#### [SET PROBLEM]
Below are records; work out how many of their lines hold the string "this" and give that number alone.

#### [EXCERPTED RECORDS]
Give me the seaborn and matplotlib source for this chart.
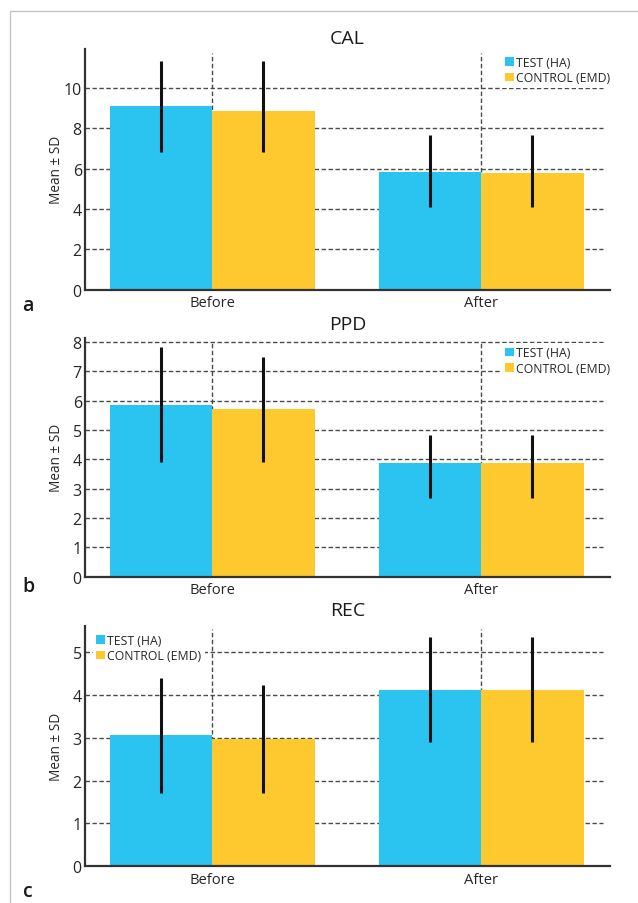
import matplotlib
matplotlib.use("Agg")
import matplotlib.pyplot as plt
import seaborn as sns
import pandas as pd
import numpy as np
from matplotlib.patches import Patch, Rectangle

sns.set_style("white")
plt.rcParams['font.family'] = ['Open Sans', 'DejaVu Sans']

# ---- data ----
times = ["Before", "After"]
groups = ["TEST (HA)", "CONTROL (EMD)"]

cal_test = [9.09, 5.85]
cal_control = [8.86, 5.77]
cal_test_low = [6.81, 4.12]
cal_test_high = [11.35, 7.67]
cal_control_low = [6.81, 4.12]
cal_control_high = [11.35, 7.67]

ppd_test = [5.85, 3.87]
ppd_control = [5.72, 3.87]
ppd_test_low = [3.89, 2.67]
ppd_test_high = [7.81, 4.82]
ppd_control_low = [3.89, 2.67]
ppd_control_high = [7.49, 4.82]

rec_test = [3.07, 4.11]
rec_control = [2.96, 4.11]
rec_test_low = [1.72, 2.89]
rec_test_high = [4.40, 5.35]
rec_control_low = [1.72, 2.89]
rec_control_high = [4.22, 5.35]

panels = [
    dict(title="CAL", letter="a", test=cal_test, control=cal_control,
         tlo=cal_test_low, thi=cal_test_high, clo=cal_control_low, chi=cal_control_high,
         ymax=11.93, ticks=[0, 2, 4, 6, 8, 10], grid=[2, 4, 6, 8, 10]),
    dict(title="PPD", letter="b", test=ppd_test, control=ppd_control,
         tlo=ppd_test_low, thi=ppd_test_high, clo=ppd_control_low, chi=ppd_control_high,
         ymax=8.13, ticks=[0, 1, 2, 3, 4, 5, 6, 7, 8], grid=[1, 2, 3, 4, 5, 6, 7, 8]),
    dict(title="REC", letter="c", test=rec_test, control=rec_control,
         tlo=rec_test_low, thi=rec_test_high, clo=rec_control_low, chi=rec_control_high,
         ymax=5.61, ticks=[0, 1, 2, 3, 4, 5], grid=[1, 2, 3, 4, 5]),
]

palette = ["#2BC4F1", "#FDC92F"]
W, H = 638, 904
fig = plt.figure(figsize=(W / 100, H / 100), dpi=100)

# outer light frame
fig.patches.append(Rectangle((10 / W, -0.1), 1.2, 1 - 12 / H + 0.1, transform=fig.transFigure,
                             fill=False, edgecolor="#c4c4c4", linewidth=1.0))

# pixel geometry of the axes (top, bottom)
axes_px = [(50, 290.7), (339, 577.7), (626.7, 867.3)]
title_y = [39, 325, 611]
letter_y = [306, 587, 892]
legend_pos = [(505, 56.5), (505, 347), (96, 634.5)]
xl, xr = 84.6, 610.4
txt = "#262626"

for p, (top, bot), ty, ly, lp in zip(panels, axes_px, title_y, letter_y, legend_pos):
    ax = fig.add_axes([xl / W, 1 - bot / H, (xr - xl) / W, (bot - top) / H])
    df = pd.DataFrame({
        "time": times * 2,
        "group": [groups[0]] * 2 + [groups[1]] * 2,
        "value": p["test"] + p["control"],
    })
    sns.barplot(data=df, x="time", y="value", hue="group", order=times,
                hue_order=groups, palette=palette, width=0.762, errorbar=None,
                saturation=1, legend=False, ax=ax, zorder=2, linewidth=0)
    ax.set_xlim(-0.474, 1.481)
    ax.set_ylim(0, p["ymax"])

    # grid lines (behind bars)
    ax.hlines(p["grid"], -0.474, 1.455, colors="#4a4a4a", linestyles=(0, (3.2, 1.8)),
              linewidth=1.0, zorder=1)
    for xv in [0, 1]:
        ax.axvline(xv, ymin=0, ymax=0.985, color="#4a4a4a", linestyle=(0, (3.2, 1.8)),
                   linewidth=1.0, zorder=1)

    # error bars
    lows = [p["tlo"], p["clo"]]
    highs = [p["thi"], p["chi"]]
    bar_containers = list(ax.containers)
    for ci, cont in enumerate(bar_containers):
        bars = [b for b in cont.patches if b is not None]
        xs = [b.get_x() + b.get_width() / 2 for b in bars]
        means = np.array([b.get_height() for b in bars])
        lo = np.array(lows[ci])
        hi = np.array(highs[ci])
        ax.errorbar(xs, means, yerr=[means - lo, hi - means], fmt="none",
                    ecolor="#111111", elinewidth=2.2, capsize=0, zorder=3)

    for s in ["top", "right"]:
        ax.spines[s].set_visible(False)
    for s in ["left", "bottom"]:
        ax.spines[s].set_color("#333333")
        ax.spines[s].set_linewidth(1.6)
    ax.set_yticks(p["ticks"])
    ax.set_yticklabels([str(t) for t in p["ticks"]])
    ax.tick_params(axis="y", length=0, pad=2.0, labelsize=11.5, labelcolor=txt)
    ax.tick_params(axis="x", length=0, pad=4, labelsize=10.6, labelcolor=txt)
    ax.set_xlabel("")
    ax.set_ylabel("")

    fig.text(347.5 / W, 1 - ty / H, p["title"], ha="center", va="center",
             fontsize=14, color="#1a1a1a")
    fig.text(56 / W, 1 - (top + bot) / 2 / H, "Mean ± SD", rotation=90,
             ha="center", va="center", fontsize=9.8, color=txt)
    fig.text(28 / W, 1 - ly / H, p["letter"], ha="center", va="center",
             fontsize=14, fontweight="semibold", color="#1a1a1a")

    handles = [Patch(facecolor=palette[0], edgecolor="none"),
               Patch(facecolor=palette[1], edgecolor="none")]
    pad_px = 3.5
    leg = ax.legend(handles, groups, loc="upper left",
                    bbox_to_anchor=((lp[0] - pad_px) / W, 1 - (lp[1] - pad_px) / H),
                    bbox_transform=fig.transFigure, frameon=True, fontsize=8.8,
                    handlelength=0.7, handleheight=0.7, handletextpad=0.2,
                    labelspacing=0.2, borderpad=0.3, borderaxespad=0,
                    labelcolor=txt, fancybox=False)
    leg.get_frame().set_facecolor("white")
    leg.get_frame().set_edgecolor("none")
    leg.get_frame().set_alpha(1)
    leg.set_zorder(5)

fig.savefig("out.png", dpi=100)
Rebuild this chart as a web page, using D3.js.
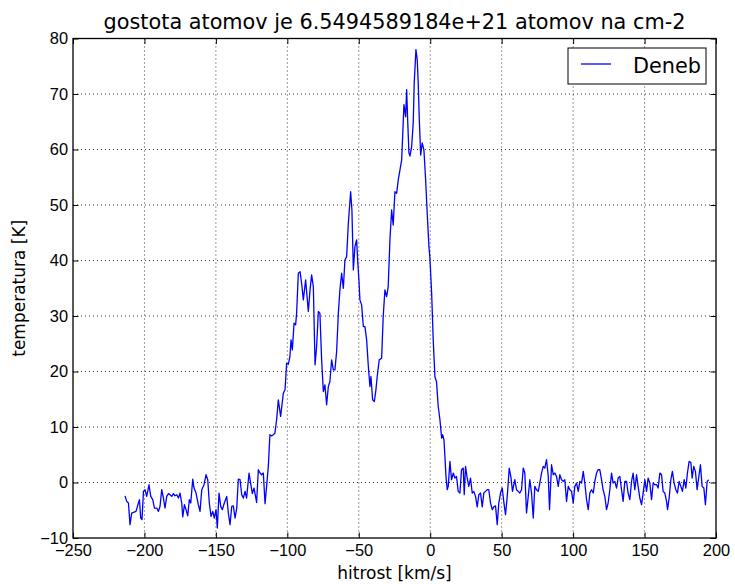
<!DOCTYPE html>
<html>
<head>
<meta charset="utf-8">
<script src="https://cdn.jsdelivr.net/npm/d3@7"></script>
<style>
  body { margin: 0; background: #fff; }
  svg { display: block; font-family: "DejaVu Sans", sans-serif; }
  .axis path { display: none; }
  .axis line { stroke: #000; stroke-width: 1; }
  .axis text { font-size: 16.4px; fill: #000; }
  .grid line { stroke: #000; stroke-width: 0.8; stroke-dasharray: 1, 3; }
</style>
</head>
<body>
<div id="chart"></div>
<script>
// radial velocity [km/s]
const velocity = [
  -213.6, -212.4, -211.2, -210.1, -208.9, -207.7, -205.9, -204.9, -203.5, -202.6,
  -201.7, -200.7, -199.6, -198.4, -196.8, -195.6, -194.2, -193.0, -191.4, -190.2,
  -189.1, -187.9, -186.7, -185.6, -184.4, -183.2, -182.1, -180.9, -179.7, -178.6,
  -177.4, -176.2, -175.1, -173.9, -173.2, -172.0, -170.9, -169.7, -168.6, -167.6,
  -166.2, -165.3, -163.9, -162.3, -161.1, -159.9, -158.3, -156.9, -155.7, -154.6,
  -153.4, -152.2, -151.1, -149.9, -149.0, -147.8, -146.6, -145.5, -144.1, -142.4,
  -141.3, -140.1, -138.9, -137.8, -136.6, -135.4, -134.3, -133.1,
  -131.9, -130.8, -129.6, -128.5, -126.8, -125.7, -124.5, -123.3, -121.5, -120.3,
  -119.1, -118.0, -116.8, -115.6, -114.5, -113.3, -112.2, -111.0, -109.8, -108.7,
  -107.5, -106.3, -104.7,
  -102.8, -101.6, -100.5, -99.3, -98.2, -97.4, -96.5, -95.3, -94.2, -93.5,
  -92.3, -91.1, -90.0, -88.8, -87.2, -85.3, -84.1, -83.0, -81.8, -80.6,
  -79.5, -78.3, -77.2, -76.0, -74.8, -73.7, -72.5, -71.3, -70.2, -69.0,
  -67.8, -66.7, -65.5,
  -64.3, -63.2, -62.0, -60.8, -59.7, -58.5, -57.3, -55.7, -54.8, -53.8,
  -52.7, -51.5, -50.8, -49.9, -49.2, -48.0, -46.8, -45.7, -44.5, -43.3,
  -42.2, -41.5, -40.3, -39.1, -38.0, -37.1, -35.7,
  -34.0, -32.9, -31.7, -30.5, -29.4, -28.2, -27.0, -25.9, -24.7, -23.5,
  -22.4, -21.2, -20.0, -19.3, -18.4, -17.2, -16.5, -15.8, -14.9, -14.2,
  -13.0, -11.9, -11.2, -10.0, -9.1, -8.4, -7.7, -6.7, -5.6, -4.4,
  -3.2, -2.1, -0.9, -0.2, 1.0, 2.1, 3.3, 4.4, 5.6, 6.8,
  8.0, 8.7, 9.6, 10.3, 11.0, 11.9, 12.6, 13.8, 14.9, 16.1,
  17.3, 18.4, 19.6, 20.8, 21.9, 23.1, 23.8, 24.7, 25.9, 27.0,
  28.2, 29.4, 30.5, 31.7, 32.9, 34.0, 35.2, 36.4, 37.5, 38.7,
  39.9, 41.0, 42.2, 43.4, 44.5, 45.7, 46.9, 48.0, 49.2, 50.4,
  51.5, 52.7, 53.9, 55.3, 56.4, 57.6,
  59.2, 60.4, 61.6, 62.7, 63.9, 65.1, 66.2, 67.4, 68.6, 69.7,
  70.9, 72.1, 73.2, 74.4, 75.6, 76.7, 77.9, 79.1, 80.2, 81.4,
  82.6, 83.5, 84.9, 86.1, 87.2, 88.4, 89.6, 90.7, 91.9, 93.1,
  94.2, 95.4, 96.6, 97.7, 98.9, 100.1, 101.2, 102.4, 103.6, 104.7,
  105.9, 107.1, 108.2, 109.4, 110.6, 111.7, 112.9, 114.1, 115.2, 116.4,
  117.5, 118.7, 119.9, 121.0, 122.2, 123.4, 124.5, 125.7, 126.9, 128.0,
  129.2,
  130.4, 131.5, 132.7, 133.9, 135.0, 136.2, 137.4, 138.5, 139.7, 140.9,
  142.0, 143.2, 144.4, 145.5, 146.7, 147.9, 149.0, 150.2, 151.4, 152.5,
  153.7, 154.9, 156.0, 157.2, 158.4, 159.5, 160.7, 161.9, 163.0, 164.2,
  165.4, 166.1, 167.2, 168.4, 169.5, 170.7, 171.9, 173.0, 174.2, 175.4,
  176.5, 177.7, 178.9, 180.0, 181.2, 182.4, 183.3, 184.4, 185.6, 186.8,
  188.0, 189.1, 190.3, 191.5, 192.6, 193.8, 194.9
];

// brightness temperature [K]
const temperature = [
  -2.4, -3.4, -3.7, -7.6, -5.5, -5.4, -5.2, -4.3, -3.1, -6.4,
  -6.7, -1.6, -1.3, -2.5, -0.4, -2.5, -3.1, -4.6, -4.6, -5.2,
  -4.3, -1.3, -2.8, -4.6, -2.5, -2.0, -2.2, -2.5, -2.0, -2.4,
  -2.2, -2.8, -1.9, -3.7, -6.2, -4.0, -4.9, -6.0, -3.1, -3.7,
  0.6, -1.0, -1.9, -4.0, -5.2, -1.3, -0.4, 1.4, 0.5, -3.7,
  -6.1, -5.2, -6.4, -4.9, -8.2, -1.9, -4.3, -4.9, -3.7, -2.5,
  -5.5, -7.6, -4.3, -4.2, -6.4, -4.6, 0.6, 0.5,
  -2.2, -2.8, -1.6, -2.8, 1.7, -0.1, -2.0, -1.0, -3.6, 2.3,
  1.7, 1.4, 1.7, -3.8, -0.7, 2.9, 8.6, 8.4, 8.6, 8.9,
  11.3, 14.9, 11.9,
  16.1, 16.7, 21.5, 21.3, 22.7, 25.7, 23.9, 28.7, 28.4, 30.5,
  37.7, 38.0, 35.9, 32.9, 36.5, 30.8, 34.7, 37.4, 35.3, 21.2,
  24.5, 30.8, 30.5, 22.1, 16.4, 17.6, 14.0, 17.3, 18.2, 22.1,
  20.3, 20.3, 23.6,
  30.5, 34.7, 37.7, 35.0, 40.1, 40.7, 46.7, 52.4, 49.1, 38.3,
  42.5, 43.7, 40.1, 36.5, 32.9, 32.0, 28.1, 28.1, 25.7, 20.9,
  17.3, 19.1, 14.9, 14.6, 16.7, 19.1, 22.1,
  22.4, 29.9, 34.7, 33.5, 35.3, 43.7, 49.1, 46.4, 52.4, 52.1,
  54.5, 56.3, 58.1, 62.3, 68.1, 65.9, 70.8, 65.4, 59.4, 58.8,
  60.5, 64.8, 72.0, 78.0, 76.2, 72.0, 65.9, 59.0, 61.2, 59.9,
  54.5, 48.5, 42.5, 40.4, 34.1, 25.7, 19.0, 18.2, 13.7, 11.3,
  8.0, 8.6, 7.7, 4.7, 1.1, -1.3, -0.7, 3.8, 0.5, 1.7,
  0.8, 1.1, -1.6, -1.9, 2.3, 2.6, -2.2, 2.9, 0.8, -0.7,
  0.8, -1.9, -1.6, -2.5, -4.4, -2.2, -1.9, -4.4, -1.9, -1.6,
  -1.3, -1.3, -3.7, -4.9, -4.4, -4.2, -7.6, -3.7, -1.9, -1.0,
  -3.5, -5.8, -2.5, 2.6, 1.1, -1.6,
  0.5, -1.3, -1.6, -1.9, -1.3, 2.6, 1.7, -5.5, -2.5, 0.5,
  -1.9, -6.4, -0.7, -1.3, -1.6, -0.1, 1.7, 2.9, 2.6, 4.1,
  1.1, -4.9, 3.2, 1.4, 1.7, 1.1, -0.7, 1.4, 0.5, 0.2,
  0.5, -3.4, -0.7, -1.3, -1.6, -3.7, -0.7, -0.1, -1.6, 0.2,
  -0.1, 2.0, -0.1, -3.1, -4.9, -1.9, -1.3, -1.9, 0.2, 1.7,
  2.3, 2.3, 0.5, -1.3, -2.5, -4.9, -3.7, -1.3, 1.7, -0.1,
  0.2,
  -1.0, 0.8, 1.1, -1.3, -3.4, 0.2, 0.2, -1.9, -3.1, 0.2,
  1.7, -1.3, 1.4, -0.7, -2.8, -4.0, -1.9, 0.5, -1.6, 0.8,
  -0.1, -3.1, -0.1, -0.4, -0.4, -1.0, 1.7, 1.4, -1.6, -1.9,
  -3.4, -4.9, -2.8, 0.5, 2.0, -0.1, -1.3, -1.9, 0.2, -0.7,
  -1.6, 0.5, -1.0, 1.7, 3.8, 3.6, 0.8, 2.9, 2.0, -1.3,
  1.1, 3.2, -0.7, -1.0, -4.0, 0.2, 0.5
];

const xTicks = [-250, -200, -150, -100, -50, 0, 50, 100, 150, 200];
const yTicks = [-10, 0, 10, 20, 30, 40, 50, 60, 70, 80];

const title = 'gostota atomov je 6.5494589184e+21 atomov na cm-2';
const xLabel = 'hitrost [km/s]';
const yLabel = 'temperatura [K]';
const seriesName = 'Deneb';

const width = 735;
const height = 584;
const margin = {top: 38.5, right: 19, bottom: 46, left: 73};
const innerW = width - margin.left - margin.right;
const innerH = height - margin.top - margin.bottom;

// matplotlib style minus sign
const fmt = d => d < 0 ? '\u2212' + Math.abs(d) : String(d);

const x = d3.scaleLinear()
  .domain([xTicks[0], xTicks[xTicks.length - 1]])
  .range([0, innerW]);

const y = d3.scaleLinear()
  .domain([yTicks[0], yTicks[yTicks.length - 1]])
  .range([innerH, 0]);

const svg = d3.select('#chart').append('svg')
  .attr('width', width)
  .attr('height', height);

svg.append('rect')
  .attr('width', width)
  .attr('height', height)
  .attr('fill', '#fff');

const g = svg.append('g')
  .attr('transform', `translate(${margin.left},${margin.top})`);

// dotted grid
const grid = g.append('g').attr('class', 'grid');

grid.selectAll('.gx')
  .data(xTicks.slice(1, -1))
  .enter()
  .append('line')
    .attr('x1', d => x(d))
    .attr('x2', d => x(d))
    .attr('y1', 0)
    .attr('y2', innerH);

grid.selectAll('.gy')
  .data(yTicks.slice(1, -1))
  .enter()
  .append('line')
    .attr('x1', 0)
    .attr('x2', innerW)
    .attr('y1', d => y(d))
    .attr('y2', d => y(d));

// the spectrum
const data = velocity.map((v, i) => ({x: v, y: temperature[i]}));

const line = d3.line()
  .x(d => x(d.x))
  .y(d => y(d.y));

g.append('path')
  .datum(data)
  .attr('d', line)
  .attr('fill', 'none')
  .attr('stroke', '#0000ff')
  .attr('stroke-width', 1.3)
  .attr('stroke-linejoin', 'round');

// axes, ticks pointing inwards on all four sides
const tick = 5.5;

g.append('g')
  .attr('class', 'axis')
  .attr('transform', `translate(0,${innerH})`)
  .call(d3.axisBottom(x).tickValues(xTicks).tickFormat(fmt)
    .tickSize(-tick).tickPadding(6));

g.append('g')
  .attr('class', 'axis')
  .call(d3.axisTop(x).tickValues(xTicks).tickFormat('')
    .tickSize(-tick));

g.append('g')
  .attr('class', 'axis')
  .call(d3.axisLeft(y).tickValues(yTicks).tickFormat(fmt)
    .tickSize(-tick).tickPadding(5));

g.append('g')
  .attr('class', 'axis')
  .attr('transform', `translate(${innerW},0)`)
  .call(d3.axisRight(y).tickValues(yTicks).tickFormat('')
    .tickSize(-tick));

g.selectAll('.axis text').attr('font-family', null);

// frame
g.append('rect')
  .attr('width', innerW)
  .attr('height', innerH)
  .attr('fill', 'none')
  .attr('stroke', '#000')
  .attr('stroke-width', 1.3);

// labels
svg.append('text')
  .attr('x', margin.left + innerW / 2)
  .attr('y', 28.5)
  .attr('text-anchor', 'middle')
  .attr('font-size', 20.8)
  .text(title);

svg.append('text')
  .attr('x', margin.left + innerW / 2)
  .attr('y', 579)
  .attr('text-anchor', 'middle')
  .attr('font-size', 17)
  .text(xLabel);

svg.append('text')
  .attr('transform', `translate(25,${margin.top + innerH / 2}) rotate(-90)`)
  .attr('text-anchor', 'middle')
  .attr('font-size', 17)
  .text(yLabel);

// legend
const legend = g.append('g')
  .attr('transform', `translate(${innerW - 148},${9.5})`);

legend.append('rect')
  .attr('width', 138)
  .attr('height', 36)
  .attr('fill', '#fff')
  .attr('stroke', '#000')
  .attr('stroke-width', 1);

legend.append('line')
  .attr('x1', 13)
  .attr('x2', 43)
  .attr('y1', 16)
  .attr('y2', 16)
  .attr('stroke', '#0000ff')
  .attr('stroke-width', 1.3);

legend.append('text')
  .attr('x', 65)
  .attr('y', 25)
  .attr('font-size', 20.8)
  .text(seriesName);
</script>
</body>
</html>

#### [TASK ANSWER]
2